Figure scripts
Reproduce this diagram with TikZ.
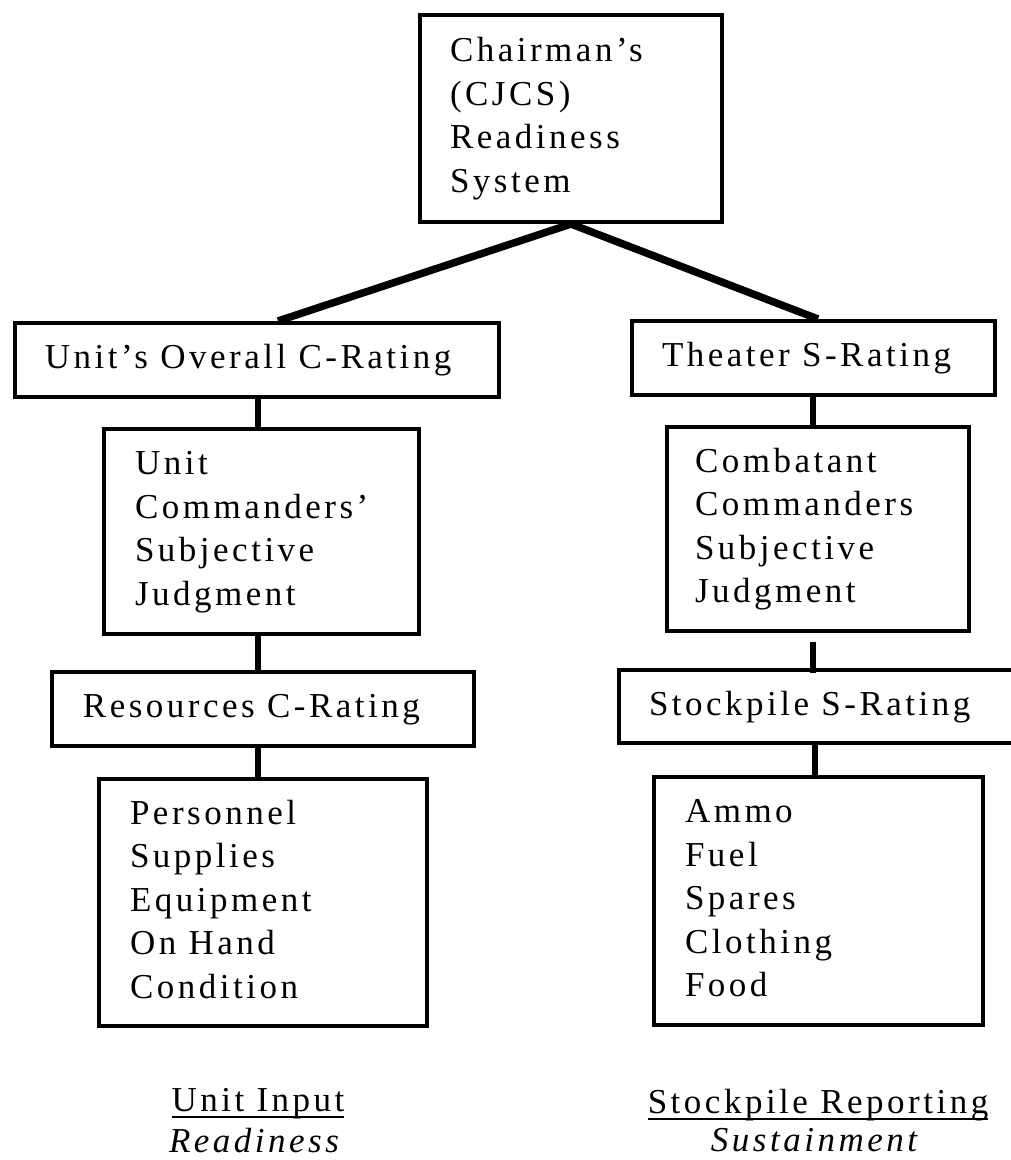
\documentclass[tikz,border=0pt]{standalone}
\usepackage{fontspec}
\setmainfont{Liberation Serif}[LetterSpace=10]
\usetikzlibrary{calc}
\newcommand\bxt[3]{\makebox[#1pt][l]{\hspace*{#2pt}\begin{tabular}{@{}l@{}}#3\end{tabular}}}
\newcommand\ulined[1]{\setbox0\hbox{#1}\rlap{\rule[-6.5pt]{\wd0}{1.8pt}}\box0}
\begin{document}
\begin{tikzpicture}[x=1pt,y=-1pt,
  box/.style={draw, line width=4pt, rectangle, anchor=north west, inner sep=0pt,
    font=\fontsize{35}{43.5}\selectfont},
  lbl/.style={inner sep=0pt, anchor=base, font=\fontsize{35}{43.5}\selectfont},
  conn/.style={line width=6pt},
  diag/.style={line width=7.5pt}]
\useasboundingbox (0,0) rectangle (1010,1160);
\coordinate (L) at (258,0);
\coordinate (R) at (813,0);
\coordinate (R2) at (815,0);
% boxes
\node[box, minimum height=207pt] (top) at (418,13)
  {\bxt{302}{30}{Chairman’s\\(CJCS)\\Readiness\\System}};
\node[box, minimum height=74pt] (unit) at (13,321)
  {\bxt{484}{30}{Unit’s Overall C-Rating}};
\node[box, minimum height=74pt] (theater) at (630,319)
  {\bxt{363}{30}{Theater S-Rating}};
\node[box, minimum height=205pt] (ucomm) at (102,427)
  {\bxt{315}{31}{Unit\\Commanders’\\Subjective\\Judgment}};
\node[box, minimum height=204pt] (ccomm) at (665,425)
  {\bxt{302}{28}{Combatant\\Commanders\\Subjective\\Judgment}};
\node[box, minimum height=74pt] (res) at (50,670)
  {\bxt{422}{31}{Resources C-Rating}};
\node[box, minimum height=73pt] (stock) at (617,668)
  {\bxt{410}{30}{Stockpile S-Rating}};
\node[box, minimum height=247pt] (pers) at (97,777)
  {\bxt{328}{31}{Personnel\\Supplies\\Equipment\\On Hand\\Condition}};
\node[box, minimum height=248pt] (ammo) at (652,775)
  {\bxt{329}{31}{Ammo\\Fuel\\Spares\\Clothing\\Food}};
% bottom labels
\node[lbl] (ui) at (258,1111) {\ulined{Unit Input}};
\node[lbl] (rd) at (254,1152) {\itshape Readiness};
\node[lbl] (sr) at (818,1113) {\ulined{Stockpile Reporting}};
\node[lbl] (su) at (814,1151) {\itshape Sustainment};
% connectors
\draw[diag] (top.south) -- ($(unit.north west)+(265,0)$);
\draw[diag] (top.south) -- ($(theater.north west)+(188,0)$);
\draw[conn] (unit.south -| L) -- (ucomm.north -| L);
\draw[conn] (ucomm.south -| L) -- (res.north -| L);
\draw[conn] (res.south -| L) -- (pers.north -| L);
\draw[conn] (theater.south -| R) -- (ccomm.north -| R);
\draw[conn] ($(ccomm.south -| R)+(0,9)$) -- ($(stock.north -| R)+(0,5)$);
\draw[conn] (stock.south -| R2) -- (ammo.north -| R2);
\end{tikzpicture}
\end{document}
--
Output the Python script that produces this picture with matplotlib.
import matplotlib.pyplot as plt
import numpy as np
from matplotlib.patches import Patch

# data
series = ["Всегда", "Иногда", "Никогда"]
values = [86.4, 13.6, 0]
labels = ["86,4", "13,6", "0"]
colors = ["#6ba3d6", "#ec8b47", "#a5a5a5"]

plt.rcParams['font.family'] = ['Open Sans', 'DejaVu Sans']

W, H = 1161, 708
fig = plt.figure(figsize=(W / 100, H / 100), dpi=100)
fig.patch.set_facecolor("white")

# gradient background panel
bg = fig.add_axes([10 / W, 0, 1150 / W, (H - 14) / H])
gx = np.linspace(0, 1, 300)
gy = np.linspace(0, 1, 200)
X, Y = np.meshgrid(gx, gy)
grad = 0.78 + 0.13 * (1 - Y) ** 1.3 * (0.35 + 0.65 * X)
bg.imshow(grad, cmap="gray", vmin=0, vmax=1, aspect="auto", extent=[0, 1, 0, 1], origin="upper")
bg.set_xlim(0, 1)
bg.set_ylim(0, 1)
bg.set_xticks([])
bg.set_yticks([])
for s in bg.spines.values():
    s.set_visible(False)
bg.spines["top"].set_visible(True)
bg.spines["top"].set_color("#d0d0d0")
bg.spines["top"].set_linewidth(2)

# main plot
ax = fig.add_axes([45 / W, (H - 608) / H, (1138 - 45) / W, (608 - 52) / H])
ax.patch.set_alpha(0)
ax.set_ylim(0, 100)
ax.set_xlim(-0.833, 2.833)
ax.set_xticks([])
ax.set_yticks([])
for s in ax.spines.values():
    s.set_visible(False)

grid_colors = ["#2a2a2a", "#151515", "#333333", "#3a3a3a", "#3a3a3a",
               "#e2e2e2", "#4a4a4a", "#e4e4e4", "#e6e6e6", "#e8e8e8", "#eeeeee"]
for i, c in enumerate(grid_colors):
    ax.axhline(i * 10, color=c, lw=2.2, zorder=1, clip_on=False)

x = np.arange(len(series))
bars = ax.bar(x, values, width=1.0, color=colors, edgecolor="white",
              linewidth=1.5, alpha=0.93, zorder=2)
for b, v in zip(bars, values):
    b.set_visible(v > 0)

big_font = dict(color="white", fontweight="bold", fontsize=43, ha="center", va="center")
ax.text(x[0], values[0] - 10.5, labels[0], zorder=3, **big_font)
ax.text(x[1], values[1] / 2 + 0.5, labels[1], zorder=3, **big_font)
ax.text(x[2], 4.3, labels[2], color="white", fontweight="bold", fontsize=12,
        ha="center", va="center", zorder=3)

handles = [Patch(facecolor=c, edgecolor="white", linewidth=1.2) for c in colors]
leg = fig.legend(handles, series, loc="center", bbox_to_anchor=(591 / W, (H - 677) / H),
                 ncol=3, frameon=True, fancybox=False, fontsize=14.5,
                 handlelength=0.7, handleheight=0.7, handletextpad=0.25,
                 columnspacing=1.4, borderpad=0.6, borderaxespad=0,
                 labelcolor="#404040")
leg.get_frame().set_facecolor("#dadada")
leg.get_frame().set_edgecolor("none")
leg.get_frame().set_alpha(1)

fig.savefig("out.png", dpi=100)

### SET EXERCISE
Copy each line from the data above that includes "matplotlib".

### TASK RESPONSE
Output the Python script that produces this picture with matplotlib.
import matplotlib.pyplot as plt
from matplotlib.patches import Patch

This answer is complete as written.